I've got this problem on my Graph algorithms exam and I still can't solve it! Here is the problem:
At first there are 100 people sitting at a round table and neither one is enemies with their neighbor. Than first night comes and each person becomes an enemy with one of his neighbors. How many nights have to pass until there are no more ways that the group can be seated so no one sits beside his enemy?
After each night, every person will become enemies with exactly one other person. This gives us 50 pairs of enemies after the first night. (This is because if persons 1 and 2 become enemies, person 3 must become enemies with person 4, and so on around the circle.) An easy way to seat them the second night would be to have each person sit directly across from their enemy. The third night, each person could sit with their enemies 25 seats away in either direction. You can continue halving the distance between pairs of enemies until they are right next to each other. The sequence of distances would then be $100,50,25,13,6,3,2,$and finally $1$; where someone would be forced to sit next to their enemy. Therefore, you could successfully seat the guests at least 7 nights without making enemies sit next to each other.

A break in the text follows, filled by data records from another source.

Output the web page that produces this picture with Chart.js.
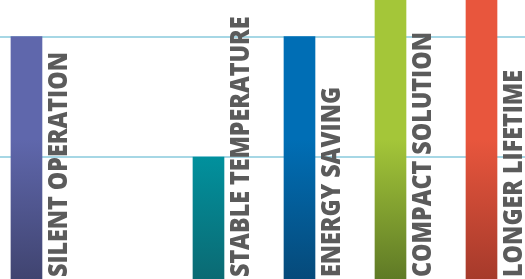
<!DOCTYPE html>
<html>
<head>
<meta charset="utf-8">
<script src="https://cdn.jsdelivr.net/npm/chart.js@4.4.1/dist/chart.umd.min.js"></script>
<style>
  html, body { margin: 0; padding: 0; background: #fff; }
  #wrap { width: 525px; height: 279px; }
</style>
</head>
<body>
<div id="wrap"><canvas id="chart"></canvas></div>
<script>
// data
var labels = ["SILENT OPERATION", "", "STABLE TEMPERATURE", "ENERGY SAVING", "COMPACT SOLUTION", "LONGER LIFETIME"];
var positions = [0, 1, 2, 3, 4, 5];
var values = [2, null, 1, 2, 2.5, 2.5];
var topColors = ["#5f67ac", null, "#0096a3", "#006eb5", "#a4c639", "#e8563d"];
var bottomColors = ["#404470", null, "#0b6a73", "#064a7a", "#5f7a26", "#a63a2b"];
var gridValues = [1, 2];

var yMin = -0.012, yMax = 2.303;

function barGradient(context) {
  var chart = context.chart;
  var area = chart.chartArea;
  var i = context.dataIndex;
  if (!area || topColors[i] == null) return "#000";
  var g = chart.ctx.createLinearGradient(0, area.top, 0, area.bottom);
  g.addColorStop(0, topColors[i]);
  g.addColorStop(0.5, topColors[i]);
  g.addColorStop(1, bottomColors[i]);
  return g;
}

var sideLabels = {
  id: "sideLabels",
  afterDatasetsDraw: function (chart) {
    var ctx = chart.ctx;
    var meta = chart.getDatasetMeta(0);
    var bottom = chart.chartArea.bottom;
    ctx.save();
    ctx.fillStyle = "#5b5b5b";
    ctx.font = '800 27px "Open Sans"';
    ctx.textAlign = "left";
    ctx.textBaseline = "alphabetic";
    meta.data.forEach(function (bar, i) {
      if (!labels[i]) return;
      var right = bar.x + bar.width / 2;
      ctx.save();
      ctx.translate(right + 25, bottom - 2);
      ctx.rotate(-Math.PI / 2);
      ctx.scale(0.86, 1);
      ctx.fillText(labels[i], 0, 0);
      ctx.restore();
    });
    ctx.restore();
  }
};

new Chart(document.getElementById("chart").getContext("2d"), {
  type: "bar",
  data: {
    labels: labels,
    datasets: [
      {
        data: positions.map(function (p, i) { return { x: p, y: values[i] }; }),
        backgroundColor: barGradient,
        borderWidth: 0,
        barThickness: 31,
        base: yMin
      }
    ]
  },
  options: {
    responsive: true,
    maintainAspectRatio: false,
    animation: false,
    layout: { padding: 0 },
    plugins: { legend: { display: false }, tooltip: { enabled: false } },
    scales: {
      x: {
        type: "linear",
        offset: false,
        min: -0.291,
        max: 5.478,
        display: false
      },
      y: {
        min: yMin,
        max: yMax,
        z: 1,
        border: { display: false },
        ticks: { display: false },
        afterBuildTicks: function (axis) {
          axis.ticks = gridValues.map(function (v) { return { value: v }; });
        },
        grid: {
          color: "rgba(150,208,225,0.85)",
          lineWidth: 2,
          drawTicks: false
        }
      }
    }
  },
  plugins: [sideLabels]
});
</script>
</body>
</html>
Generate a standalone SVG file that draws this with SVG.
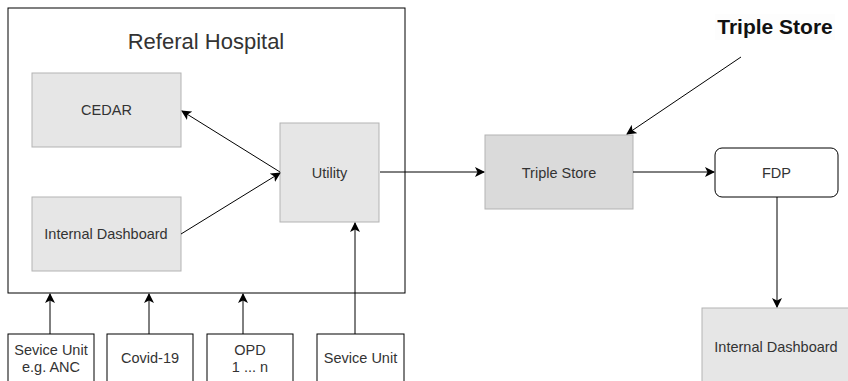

Edit: Thanks to commenter @Jaap Scherphius, I have been introduced to an even better solution. Given seat numbers of $0-99$, label each person by the number of the seat they sat in on day 1. For any value $0<c<100$ that is coprime to 100 ($c$ and 100 have a GCD of 1), you can arrange each person $p$ to seat $s$ where $s=(p*c)\ mod\ 100$. Coprime values above 50 produce mirror images of other values, so for the 20 numbers below 50 that are coprime to 100, you can successfully place all the people. This allows for a new maximum of $20$ days of happily seated people.